Naturalists guessed that darker carbonaria moths were better camouflaged against the darkened trees, and less likely to be eaten by birds. Burning coal was changing the environment and putting selective pressure on peppered moths making it more likely for darker forms to survive. The carbonaria form became uncommon in peppered moth populations, and the phenomenon became known as industrial melanism. Since the Clean Air Act came into force in the UK in 1956, lichens have regrown and the lighter coloured moths have become more common again. And the peppered moth has become a textbook example of evolution by natural selection.

Science at work

The story of naturalists investigating this phenomenon is also a good window into how science operates. In the 1950’s scientists experimented by putting moths on trees and seeing if colour and contrast with tree trunks had an effect on a bird’s likelihood of finding and eating the moth. Part of the old maxim is to never work with animals, I imagine because you can’t tell them what to do. So often these scientists worked with dead moths, pinning or gluing them to tree trunks, and finding that moths camouflage against the trees was at work.

However these methods came under heavy criticism, and for a while peppered moths were knocked off their textbook pedestal. The main criticisms centered around scientists creating experimental situations which did not accurately reflect the real world. Dead moths can’t sense birds and fly away. And scientists had been pinning them to tree trunks (probably because it was convenient), when it was argued that peppered moths tended to hide on tree branches. 

Scientists responded to this criticism by designing experiments differently. The most comprehensive was conducted by Michael Majerus. Majerus examined trees and noted the resting positions of wild moths. Then using this information he released thousands of live moths over several years at densities reflecting a wild population. He kept them in ‘sleeves’ around resting locations until they settled at sunrise. Then he removed the sleeves and would return 4 hours later. The moths rarely flew away, so missing moths were presumed eaten. He also observed some of the moths through binoculars and recorded what they were eaten by, and found it was indeed birds doing the eating.
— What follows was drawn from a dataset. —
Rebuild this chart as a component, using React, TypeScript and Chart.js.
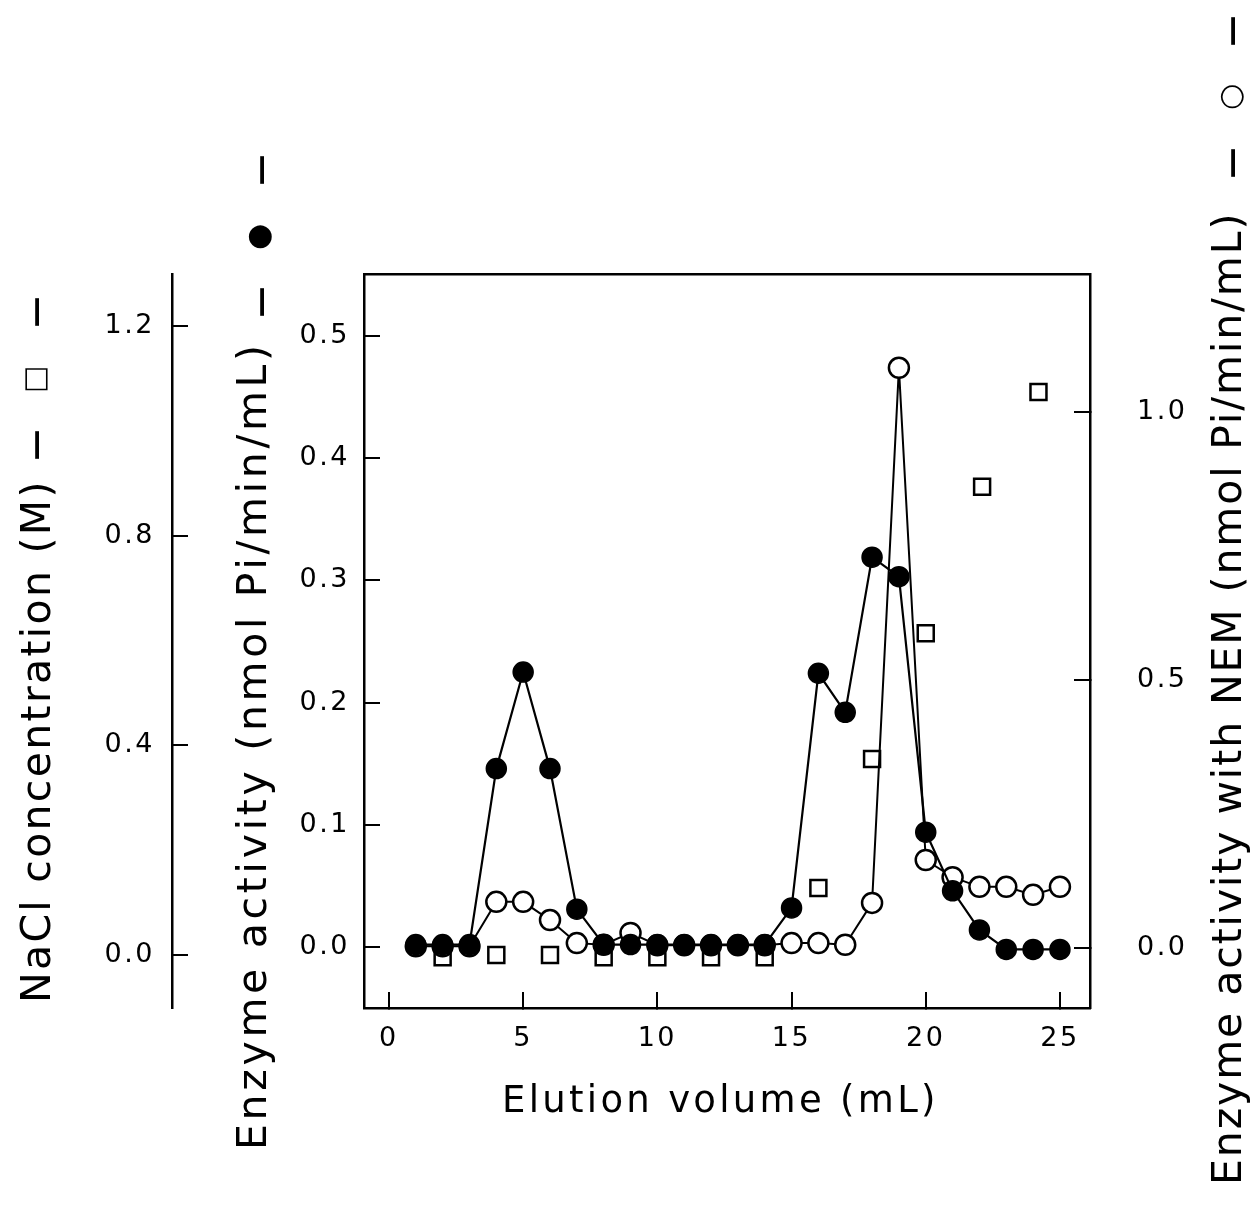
import React, { useEffect, useRef } from 'react';
import { Chart, registerables } from 'chart.js';

Chart.register(...registerables);

// ---- data ----
const volume = [1, 2, 3, 4, 5, 6, 7, 8, 9, 10, 11, 12, 13, 14, 15, 16, 17, 18, 19, 20, 21, 22, 23, 24, 25];
const activity = [0.002, 0.002, 0.002, 0.146, 0.225, 0.146, 0.031, 0.002, 0.002, 0.002, 0.002, 0.002, 0.002, 0.002, 0.032, 0.224, 0.192, 0.319, 0.303, 0.094, 0.046, 0.014, -0.002, -0.002, -0.002];
const nemActivity = [0.003, 0.003, 0.003, 0.086, 0.086, 0.052, 0.009, 0.006, 0.028, 0.005, 0.005, 0.005, 0.005, 0.005, 0.009, 0.009, 0.006, 0.084, 1.082, 0.164, 0.132, 0.114, 0.114, 0.099, 0.114];
const naclVolume = [2, 4, 6, 8, 10, 12, 14, 16, 18, 20, 22.1, 24.2];
const nacl = [-0.004, 0.0, 0.0, -0.004, -0.004, -0.004, -0.004, 0.128, 0.374, 0.614, 0.893, 1.074];

const xTicks = [0, 5, 10, 15, 20, 25];
const activityTicks = [0, 0.1, 0.2, 0.3, 0.4, 0.5];
const nemTicks = [0, 0.5, 1.0];
const naclTicks = [0, 0.4, 0.8, 1.2];

const xTitle = 'Elution volume (mL)';
const activityTitle = 'Enzyme activity (nmol Pi/min/mL)';
const nemTitle = 'Enzyme activity with NEM (nmol Pi/min/mL)';
const naclTitle = 'NaCl concentration (M)';
const dashGlyph = '\u2014';
const activitySymbol = '\u25CF';
const nemSymbol = '\u25CB';
const naclSymbol = '\u25A1';

const FONT = '"DejaVu Sans", "Liberation Sans", sans-serif';

const titlePlugin = {
  id: 'customTitles',
  beforeDraw(chart: any) {
    (chart.ctx as any).letterSpacing = '2.5px';
  },
  afterDraw(chart: any) {
    const ctx = chart.ctx as any;
    ctx.save();
    ctx.fillStyle = '#000';
    ctx.textBaseline = 'alphabetic';
    ctx.textAlign = 'left';
    ctx.letterSpacing = '3.3px';
    ctx.font = `37px ${FONT}`;
    ctx.fillText(xTitle, 502, 1112);

    const vt = (text: string, x: number, y: number, font: string, spacing: string, align: string, baseline: string) => {
      ctx.save();
      ctx.font = font;
      ctx.letterSpacing = spacing;
      ctx.textAlign = align;
      ctx.textBaseline = baseline;
      ctx.translate(x, y);
      ctx.rotate(-Math.PI / 2);
      ctx.fillText(text, 0, 0);
      ctx.restore();
    };
    const titleFont = `41px ${FONT}`;
    const dashFont = `bold 31px ${FONT}`;
    const symFont = `30px ${FONT}`;
    const sqFont = `29px ${FONT}`;

    // NaCl title (far left)
    vt(naclTitle, 50, 1003, titleFont, '2.3px', 'left', 'alphabetic');
    vt(dashGlyph, 37, 445, dashFont, '0px', 'center', 'middle');
    vt(naclSymbol, 36, 379, sqFont, '0px', 'center', 'middle');
    vt(dashGlyph, 37, 312, dashFont, '0px', 'center', 'middle');

    // Enzyme activity title
    vt(activityTitle, 266, 1150, titleFont, '3.7px', 'left', 'alphabetic');
    vt(dashGlyph, 262, 302, dashFont, '0px', 'center', 'middle');
    vt(activitySymbol, 260, 237, symFont, '0px', 'center', 'middle');
    vt(dashGlyph, 262, 170, dashFont, '0px', 'center', 'middle');

    // NEM title (right)
    vt(nemTitle, 1241, 1185, titleFont, '1.9px', 'left', 'alphabetic');
    vt(dashGlyph, 1233, 163, dashFont, '0px', 'center', 'middle');
    vt(nemSymbol, 1232, 97, symFont, '0px', 'center', 'middle');
    vt(dashGlyph, 1233, 31, dashFont, '0px', 'center', 'middle');
    ctx.restore();
  },
};

const tickFont = { family: FONT, size: 27 };
const gridInward = {
  display: true,
  drawOnChartArea: false,
  drawTicks: true,
  tickLength: -16,
  color: '#000',
  lineWidth: 2,
};
const borderOpts = { display: true, color: '#000', width: 2.5 };

export default function App() {
  const ref = useRef<HTMLCanvasElement | null>(null);

  useEffect(() => {
    if (!ref.current) return;
    const chart = new Chart(ref.current, {
      type: 'line',
      data: {
        datasets: [
          {
            label: 'Enzyme activity',
            data: volume.map((v, i) => ({ x: v, y: activity[i] })),
            yAxisID: 'y',
            borderColor: '#000',
            borderWidth: 2.2,
            backgroundColor: '#000',
            pointBackgroundColor: '#000',
            pointBorderColor: '#000',
            pointBorderWidth: 1.5,
            pointRadius: 10,
            pointStyle: 'circle',
            tension: 0,
          },
          {
            label: 'Enzyme activity with NEM',
            data: volume.map((v, i) => ({ x: v, y: nemActivity[i] })),
            yAxisID: 'y2',
            borderColor: '#000',
            borderWidth: 2,
            backgroundColor: '#fff',
            pointBackgroundColor: '#fff',
            pointBorderColor: '#000',
            pointBorderWidth: 2.5,
            pointRadius: 10,
            pointStyle: 'circle',
            tension: 0,
          },
          {
            label: 'NaCl concentration',
            data: naclVolume.map((v, i) => ({ x: v, y: nacl[i] })),
            yAxisID: 'yNacl',
            showLine: false,
            borderColor: '#000',
            backgroundColor: '#fff',
            pointBackgroundColor: '#fff',
            pointBorderColor: '#000',
            pointBorderWidth: 2.5,
            pointRadius: 11.3,
            pointStyle: 'rect',
          },
        ],
      },
      options: {
        animation: false,
        responsive: false,
        devicePixelRatio: 1,
        layout: { padding: 0 },
        plugins: {
          legend: { display: false },
          tooltip: { enabled: false },
          title: { display: false },
        },
        scales: {
          x: {
            type: 'linear',
            position: 'bottom',
            min: -0.93,
            max: 26.12,
            afterBuildTicks: (s: any) => { s.ticks = xTicks.map((v) => ({ value: v })); },
            afterFit: (s: any) => { s.height = 209; },
            ticks: { font: tickFont, color: '#000', padding: 31, maxRotation: 0, callback: (v: any) => String(v) },
            grid: gridInward,
            border: borderOpts,
          },
          xTop: {
            type: 'linear',
            position: 'top',
            min: -0.93,
            max: 26.12,
            afterFit: (s: any) => { s.height = 274; },
            ticks: { display: false },
            grid: { display: true, drawOnChartArea: false, drawTicks: false },
            border: borderOpts,
          },
          y: {
            type: 'linear',
            position: 'left',
            weight: 0,
            min: -0.0499,
            max: 0.5507,
            afterBuildTicks: (s: any) => { s.ticks = activityTicks.map((v) => ({ value: v })); },
            afterFit: (s: any) => { s.width = 192; },
            ticks: { font: tickFont, color: '#000', padding: 30, callback: (v: any) => Number(v).toFixed(1) },
            grid: gridInward,
            border: borderOpts,
          },
          yNacl: {
            type: 'linear',
            position: 'left',
            weight: 1,
            min: -0.101,
            max: 1.299,
            afterBuildTicks: (s: any) => { s.ticks = naclTicks.map((v) => ({ value: v })); },
            afterFit: (s: any) => { s.width = 172; },
            ticks: { font: tickFont, color: '#000', padding: 33, callback: (v: any) => Number(v).toFixed(1) },
            grid: gridInward,
            border: borderOpts,
          },
          y2: {
            type: 'linear',
            position: 'right',
            min: -0.112,
            max: 1.257,
            afterBuildTicks: (s: any) => { s.ticks = nemTicks.map((v) => ({ value: v })); },
            afterFit: (s: any) => { s.width = 167; },
            ticks: { font: tickFont, color: '#000', padding: 63, callback: (v: any) => Number(v).toFixed(1) },
            grid: gridInward,
            border: borderOpts,
          },
        },
      } as any,
      plugins: [titlePlugin],
    });
    return () => chart.destroy();
  }, []);

  return (
    <div style={{ position: 'absolute', left: 0, top: 0, width: 1257, height: 1217, background: '#fff' }}>
      <canvas ref={ref} width={1257} height={1217} style={{ width: 1257, height: 1217, display: 'block' }} />
    </div>
  );
}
Read more about Majerus’ research – Royal Society: Biology Letters

Activity ideas

Tracking industrial melanism 

Discuss images of moth samples collected across several decades. Is the mix of colour forms the same in each one? Why might the increase and then decrease in burning coal have an impact on the colour of the moth population? Could you conduct and experiment to collect evidence to support your hypothesis? 

Model moths 

Make model moths with clay or dough and paint them light or dark patterns. Bring your moths outside and see what natural surfaces your moths can camouflage on. What would happen to your moth if the environment changed due to deforestation? What if one type of tree or plant in your environment died out and other became more common? What if there were no natural surfaces, only human made ones? 

Moths in unnatural habitats 

Think about the habitat of your classroom or home. Research UK moths. Which UK moths might be camouflaged in your classroom or home? Is camouflage enough for a moth to survive and reproduce? You could also draw and colour in your own new moth species which would be suited to your surroundings. 

Gather your own evidence 

Design an experiment to test the story of the peppered moth. How could you collect evidence that the colour of a moth and the colour of tree bark affects chances of surviving and reproducing?